Having recently had the good fortune of driving a John Deere tractor it felt authentic and realistically replicated in the game, interiors of all tractors were top-notch including all the relevant health & safety signs, buttons, and unique interior designs similar to their real-life counterparts. The handling physics would be hard pressed to be improved upon by any other simulator game.
The most fun aspect of the title I had was actually whilst taking a break from harvesting and managing the livestock. Purchasing the creatures from the local animal dealer, changing the bedding (using the straw blower) and riding the horses to improve their energy and endurance levels, and then selling them on for profit I found more satisfying.
One area where Farming Simulator 19 does fail to shine is in the graphics department. Foilage looks dated, some ground textures do look pretty decent but generally speaking the title is lacklustre in this area, and whilst I can appreciate the engine has been improved on its predecessors, Farming Simulator 19 is not particularly easy on the eye, and has an average draw distance. Environmental tree renders would pop in and out occasionally (for example) and the sim does have juddering issues. But then for those of you who are returning to the game for it’s latest update, the graphics and lack of polish will not be an issue as the gameplay provides an enjoyable experience.
Whilst farming sim 19 may not rules the lands in the visual department, it does offer a tranquil, relaxing environment to help get over this poor aspect of the sim. Navigating around as you use the map to explore the open world, purchasing goods from the dealers and travelling around your crops. The natural sounds of the in-game world provide a pretty surreal, calming experience that I found strangely charming.
I do applaud Giants software for the fantastic amount of licenses and depth. The level of brand support in the game is superb. A plethora of big-name tractors to choose from, all realistically designed and implemented (In regard to engine sounds/horns) providing an even more fulfilling experience. There is over 300 recreated pieces of equipment, tractors, trailers and more.
Farming simulator 19 won’t be everyone’s cup of tea, I’m not completely sold on the simulator but I can appreciate that for the niche market it will appeal to, they shall likely be over-joyed with just how authentic it is.
The online aspect of the game places six farmers on the same map who all work together to maintain the farm. Whilst for friends this can provide plenty of fun, randoms can quite easily jump in and out, trash your farm and face little punishment. The one neat option for fair players is you can deny players the chance to join your room, meaning any unjust players may get away with foul play once, but can then be banned. Admitingly my play on this mode was limited as the servers were not busy enough to get a full room before the game has gone live, but I didn’t encounter any server issues such as lag.
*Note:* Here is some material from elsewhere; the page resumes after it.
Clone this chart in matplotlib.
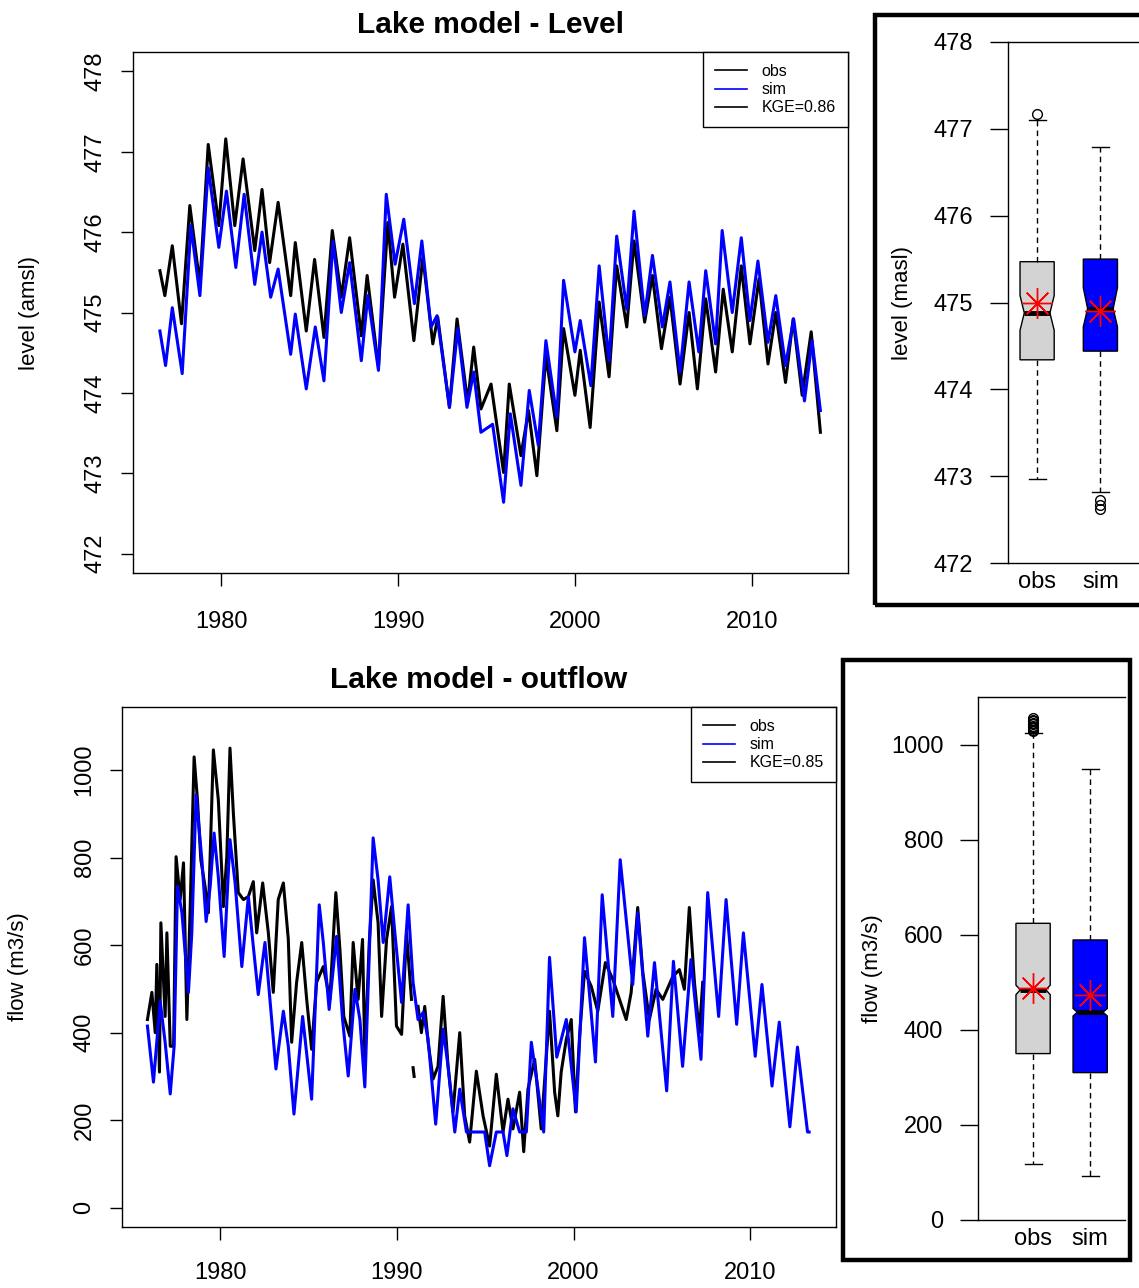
import numpy as np
import matplotlib.pyplot as plt
from matplotlib.lines import Line2D
from matplotlib.patches import Rectangle

plt.rcParams['font.family'] = ['Liberation Sans', 'DejaVu Sans']

lvl_obs_t = [1976.52, 1976.8, 1977.22, 1977.74, 1978.21, 1978.78, 1979.25, 1979.85, 1980.24, 1980.75,
             1981.22, 1981.88, 1982.29, 1982.72, 1983.2, 1983.91, 1984.17, 1984.79, 1985.26, 1985.79,
             1986.26, 1986.77, 1987.24, 1987.9, 1988.23, 1988.87, 1989.4, 1989.78, 1990.25, 1990.87,
             1991.38, 1991.94, 1992.22, 1992.88, 1993.31, 1993.91, 1994.25, 1994.66, 1995.23, 1995.94,
             1996.26, 1996.92, 1997.35, 1997.82, 1998.33, 1998.95, 1999.33, 1999.97, 2000.27, 2000.83,
             2001.34, 2001.9, 2002.33, 2002.9, 2003.31, 2003.91, 2004.35, 2004.86, 2005.34, 2005.91,
             2006.42, 2006.89, 2007.36, 2007.92, 2008.35, 2008.86, 2009.37, 2009.86, 2010.37, 2010.88,
             2011.32, 2011.87, 2012.3, 2012.81, 2013.32, 2013.84]
lvl_obs = [475.52, 475.21, 475.83, 474.86, 476.33, 475.35, 477.09, 476.08, 477.16, 476.08,
           476.91, 475.77, 476.53, 475.62, 476.37, 475.21, 475.87, 474.77, 475.66, 474.69,
           476.02, 475.19, 475.93, 474.71, 475.46, 474.32, 476.12, 475.19, 475.85, 474.65,
           475.69, 474.61, 474.94, 473.82, 474.92, 473.88, 474.57, 473.8, 474.11, 473.01,
           474.11, 473.22, 473.78, 472.97, 474.46, 473.53, 474.8, 473.97, 474.53, 473.57,
           475.13, 474.2, 475.58, 474.82, 475.89, 474.88, 475.46, 474.55, 475.19, 474.11,
           475.0, 474.05, 475.17, 474.26, 475.29, 474.51, 475.58, 474.61, 475.42, 474.36,
           475.0, 474.13, 474.92, 473.97, 474.76, 473.51]

lvl_sim_t = [1976.52, 1976.84, 1977.22, 1977.78, 1978.27, 1978.78, 1979.25, 1979.85, 1980.28, 1980.81,
             1981.28, 1981.88, 1982.29, 1982.78, 1983.2, 1983.91, 1984.17, 1984.79, 1985.3, 1985.79,
             1986.3, 1986.77, 1987.24, 1987.9, 1988.27, 1988.87, 1989.31, 1989.81, 1990.3, 1990.9,
             1991.32, 1991.84, 1992.18, 1992.88, 1993.35, 1993.87, 1994.25, 1994.66, 1995.32, 1995.94,
             1996.32, 1996.92, 1997.39, 1997.9, 1998.33, 1998.95, 1999.33, 1999.97, 2000.27, 2000.87,
             2001.34, 2001.9, 2002.33, 2002.9, 2003.31, 2003.91, 2004.35, 2004.91, 2005.34, 2005.91,
             2006.42, 2006.97, 2007.36, 2007.92, 2008.29, 2008.86, 2009.37, 2009.86, 2010.31, 2010.88,
             2011.32, 2011.87, 2012.33, 2012.94, 2013.37, 2013.84]
lvl_sim = [474.77, 474.34, 475.06, 474.24, 476.08, 475.21, 476.8, 475.81, 476.51, 475.56,
           476.47, 475.35, 476.0, 475.19, 475.54, 474.48, 474.98, 474.05, 474.82, 474.15,
           475.89, 475.0, 475.62, 474.4, 475.21, 474.28, 476.47, 475.6, 476.16, 475.11,
           475.89, 474.82, 474.96, 473.82, 474.8, 473.82, 474.26, 473.51, 473.61, 472.64,
           473.74, 472.85, 474.03, 473.35, 474.65, 473.7, 475.4, 474.51, 474.9, 474.09,
           475.58, 474.4, 475.95, 475.04, 476.26, 474.96, 475.71, 474.82, 475.38, 474.26,
           475.38, 474.51, 475.52, 474.61, 476.02, 475.0, 475.93, 474.9, 475.64, 474.63,
           475.21, 474.34, 474.92, 473.9, 474.65, 473.78]

# Lake outflow (m3/s); NaN marks gaps in the observed record
flow_obs_t = [1975.89, 1976.14, 1976.33, 1976.42, 1976.57, 1976.65, 1976.89, 1976.99, 1977.18, 1977.37,
              1977.51, 1977.74, 1977.93, 1978.12, 1978.31, 1978.53, 1978.72, 1978.91, 1979.15, 1979.34,
              1979.62, 1979.9, 1980.19, 1980.38, 1980.56, 1980.75, 1981.03, 1981.32, 1981.6, 1981.88,
              1982.07, 1982.41, 1982.73, 1983.01, 1983.29, 1983.58, 1983.86, 1984.05, 1984.33, 1984.62,
              1984.9, 1985.18, 1985.46, 1985.84, 1986.21, 1986.55, 1986.78, 1987.0, 1987.34, 1987.53,
              1987.81, 1988.06, 1988.19, 1988.44, 1988.66, 1988.94, 1989.14, 1989.42, 1989.7, 1989.98,
              1990.27, 1990.55, 1990.83, 1990.88, 1990.92, 1990.98, 1991.05, 1991.2, 1991.39, 1991.58,
              1991.77, 1992.05, 1992.33, 1992.62, 1992.9, 1993.18, 1993.56, 1993.84, 1994.12, 1994.5,
              1994.88, 1995.25, 1995.63, 1996.01, 1996.29, 1996.57, 1996.95, 1997.18, 1997.42, 1997.8,
              1998.17, 1998.64, 1998.93, 1999.11, 1999.3, 1999.59, 1999.87, 2000.11, 2000.34, 2000.62,
              2001.0, 2001.37, 2001.8, 2002.22, 2002.98, 2003.26, 2003.63, 2003.92, 2004.29, 2004.67,
              2005.05, 2005.61, 2005.99, 2006.27, 2006.55, 2006.84, 2007.12, 2007.31]
flow_obs = [430, 492, 400, 556, 310, 651, 437, 628, 369, 369,
            802, 704, 788, 430, 688, 1030, 932, 795, 734, 674,
            1046, 932, 688, 802, 1050, 902, 720, 704, 711, 745,
            628, 742, 628, 492, 704, 742, 613, 378, 515, 606,
            476, 362, 515, 551, 476, 720, 590, 437, 392, 606,
            476, 613, 346, 606, 749, 651, 437, 613, 688, 415,
            396, 628, 476, np.nan, 320, 300, np.nan, 460, 400, 460,
            378, 294, 323, 483, 323, 219, 400, 210, 150, 312,
            210, 141, 305, 173, 248, 180, 264, 128, 271, 339,
            180, 449, 264, 210, 310, 385, 430, 219, 392, 540,
            506, 449, 560, 522, 430, 492, 686, 538, 430, 499,
            476, 528, 544, 499, 686, 515, 400, 515]

flow_sim_t = [1975.89, 1976.23, 1976.61, 1976.89, 1977.18, 1977.4, 1977.59, 1977.84, 1978.21, 1978.4,
              1978.64, 1978.97, 1979.21, 1979.44, 1979.66, 1979.9, 1980.23, 1980.56, 1980.85, 1981.23,
              1981.6, 1981.88, 1982.16, 1982.54, 1982.82, 1983.16, 1983.58, 1983.86, 1984.18, 1984.67,
              1985.18, 1985.61, 1985.84, 1986.17, 1986.59, 1986.93, 1987.25, 1987.63, 1987.91, 1988.19,
              1988.66, 1988.94, 1989.23, 1989.6, 1989.89, 1990.27, 1990.64, 1990.92, 1991.2, 1991.49,
              1991.77, 1992.2, 1992.62, 1992.9, 1993.28, 1993.56, 1993.94, 1994.31, 1994.97, 1995.25,
              1995.63, 1996.01, 1996.23, 1996.57, 1996.95, 1997.33, 1997.61, 1997.99, 1998.31, 1998.64,
              1999.05, 1999.59, 2000.15, 2000.62, 2001.24, 2001.62, 2002.22, 2002.64, 2003.35, 2003.63,
              2004.2, 2004.58, 2005.27, 2005.65, 2006.17, 2006.64, 2007.21, 2007.59, 2008.21, 2008.63,
              2009.23, 2009.61, 2010.28, 2010.66, 2011.23, 2011.64, 2012.24, 2012.67, 2013.24, 2013.33]
flow_sim = [415, 287, 472, 378, 260, 369, 734, 674, 492, 628,
            943, 795, 654, 734, 856, 756, 574, 841, 742, 551,
            711, 597, 487, 606, 476, 317, 449, 369, 214, 437,
            248, 692, 606, 453, 620, 430, 301, 499, 430, 276,
            845, 749, 606, 756, 628, 469, 692, 515, 430, 446,
            385, 191, 408, 323, 173, 271, 173, 173, 173, 96,
            173, 173, 119, 226, 173, 173, 378, 271, 173, 572,
            344, 430, 219, 617, 333, 715, 437, 795, 510, 674,
            392, 560, 267, 563, 323, 567, 339, 720, 437, 704,
            419, 628, 346, 510, 278, 424, 185, 367, 173, 173]

# Boxplot statistics
box_labels = ['obs', 'sim']
lvl_med = [474.88, 474.93]
lvl_q1 = [474.34, 474.44]
lvl_q3 = [475.47, 475.50]
lvl_wlo = [472.97, 472.82]
lvl_whi = [477.10, 476.79]
lvl_mean = [475.00, 474.90]
lvl_cilo = [474.68, 474.72]
lvl_cihi = [475.08, 475.17]
lvl_fliers = [[477.17], [472.72, 472.67, 472.62]]

flow_med = [484, 437]
flow_q1 = [350, 310]
flow_q3 = [624, 589]
flow_wlo = [117, 92]
flow_whi = [1025, 949]
flow_mean = [487, 474]
flow_cilo = [474, 429]
flow_cihi = [494, 445]
flow_fliers = [[1028, 1031, 1034, 1037, 1040, 1043, 1046, 1049, 1052, 1055], []]

kge_lvl = 0.86
kge_flow = 0.85

W, H = 1139, 1288
fig = plt.figure(figsize=(W / 100, H / 100), dpi=100)


def fax(left, top, right, bottom):
    return fig.add_axes([left / W, 1 - bottom / H, (right - left) / W, (bottom - top) / H])


def ts_panel(ax, t_obs, obs, t_sim, sim, title, ylabel, ylim, yticks, kge, xpad):
    ax.plot(t_obs, obs, color='black', lw=2.2)
    ax.plot(t_sim, sim, color='blue', lw=2.2)
    span = ylim[1] - ylim[0]
    ax.set_ylim(ylim[0] - 0.04 * span, ylim[1] + 0.04 * span)
    ax.set_yticks(yticks)
    ax.set_xticks([1980, 1990, 2000, 2010])
    ax.tick_params(axis='both', direction='out', length=9, width=1, labelsize=17)
    ax.tick_params(axis='x', pad=xpad)
    ax.tick_params(axis='y', pad=10)
    for lab in ax.get_yticklabels():
        lab.set_rotation(90)
        lab.set_va('center')
    ax.set_title(title, fontsize=21.5, fontweight='bold', pad=14)
    ax.set_ylabel(ylabel, fontsize=16)
    ax.yaxis.set_label_coords(-0.13, 0.5)
    handles = [Line2D([], [], color='black', lw=1.2),
               Line2D([], [], color='blue', lw=1.2),
               Line2D([], [], color='black', lw=1.2)]
    leg = ax.legend(handles, ['obs', 'sim', 'KGE=%.2f' % kge], loc='upper right',
                    borderaxespad=0, fancybox=False, framealpha=1, edgecolor='black',
                    fontsize=11.5, handlelength=2.0, labelspacing=0.2, handletextpad=0.9,
                    borderpad=0.75)
    leg.get_frame().set_linewidth(1)
    for s in ax.spines.values():
        s.set_linewidth(1)


def box_panel(ax, med, q1, q3, wlo, whi, mean, cilo, cihi, fliers, ylabel, ylim, yticks, widths):
    stats = []
    for i in range(2):
        stats.append(dict(label=box_labels[i], med=med[i], q1=q1[i], q3=q3[i],
                          whislo=wlo[i], whishi=whi[i], mean=mean[i],
                          cilo=cilo[i], cihi=cihi[i], fliers=fliers[i]))
    bp = ax.bxp(stats, positions=[1, 2], widths=widths, patch_artist=True, shownotches=True,
                showmeans=True,
                medianprops=dict(color='black', lw=3.5),
                whiskerprops=dict(color='black', lw=1, linestyle=(0, (4, 3))),
                capprops=dict(color='black', lw=1),
                boxprops=dict(edgecolor='black', lw=1),
                flierprops=dict(marker='o', markerfacecolor='none', markeredgecolor='black',
                                markersize=7, markeredgewidth=1),
                meanprops=dict(marker=(8, 2, 0), markeredgecolor='red', markerfacecolor='red',
                               markersize=22, markeredgewidth=1))
    for pos, patch, col, mline in zip([1, 2], bp['boxes'], ['#D3D3D3', '#0000FF'], bp['medians']):
        patch.set_facecolor(col)
        # R-style notch: narrow to ~75% of the box width at the median
        verts = patch.get_path().vertices
        half = widths / 2
        verts[3, 0] = pos + 0.75 * half
        verts[8, 0] = pos - 0.75 * half
        mline.set_xdata([pos - 0.75 * half, pos + 0.75 * half])
    ax.set_ylim(*ylim)
    ax.set_yticks(yticks)
    ax.spines['right'].set_visible(False)
    for s in ax.spines.values():
        s.set_linewidth(1)
    ax.tick_params(axis='y', direction='out', length=13, width=1, labelsize=17, pad=12)
    ax.tick_params(axis='x', length=0, labelsize=17, pad=6)
    ax.set_ylabel(ylabel, fontsize=16)


# --- top: lake level time series
ax1 = fax(133, 52, 848, 573)
ts_panel(ax1, lvl_obs_t, lvl_obs, lvl_sim_t, lvl_sim, 'Lake model - Level', 'level (amsl)',
         (472, 478), [472, 473, 474, 475, 476, 477, 478], kge_lvl, 18)
ax1.set_xlim(1975.0, 2015.4)

# --- bottom: outflow time series
ax2 = fax(122, 707, 836, 1227)
ts_panel(ax2, flow_obs_t, flow_obs, flow_sim_t, flow_sim, 'Lake model - outflow', 'flow (m3/s)',
         (0, 1100), [0, 200, 400, 600, 800, 1000], kge_flow, 16)
ax2.set_xlim(1974.45, 2014.85)

# --- top right: level boxplot
ax3 = fax(1008, 42, 1170, 563)
box_panel(ax3, lvl_med, lvl_q1, lvl_q3, lvl_wlo, lvl_whi, lvl_mean, lvl_cilo, lvl_cihi,
          lvl_fliers, 'level (masl)', (472, 478), [472, 473, 474, 475, 476, 477, 478], 0.54)
ax3.set_xlim(0.54, 3.1)
ax3.yaxis.set_label_coords(-0.585, 0.5)

# --- bottom right: flow boxplot
ax4 = fax(978, 697, 1125, 1220)
box_panel(ax4, flow_med, flow_q1, flow_q3, flow_wlo, flow_whi, flow_mean, flow_cilo, flow_cihi,
          flow_fliers, 'flow (m3/s)', (0, 1100), [0, 200, 400, 600, 800, 1000], 0.6)
ax4.set_xlim(0.035, 2.61)
ax4.yaxis.set_label_coords(-0.645, 0.48)

# frames around the boxplot panels
fig.add_artist(Rectangle((875 / W, 1 - 605 / H), 320 / W, 590 / H, transform=fig.transFigure,
                         fill=False, edgecolor='black', lw=3.2))
fig.add_artist(Rectangle((843 / W, 1 - 1260 / H), 287 / W, 600 / H, transform=fig.transFigure,
                         fill=False, edgecolor='black', lw=3.2))

fig.savefig('out.png', dpi=100)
Farming Simulator 19 may now be able to boast being the best ever farming simulator, but I think it will struggle to win over casuals. The title is a daunting, repetitive prospect to learn for industry newcomers and while it’s clear to see that this is an upgrade on previous titles in the franchise, it still needs plenty of polish and improvements. Simulators always tend to divide opinion on how to score the review, yet I fully expect the market that matters first and foremost to the success of it (the returning agricultural, farming realists) will have a fab time with this.
Many thanks to Giants Software for the review code, Farming Simulator 19 is out now for Xbox One, Playstation 4, Nintendo Switch, PC & Mac.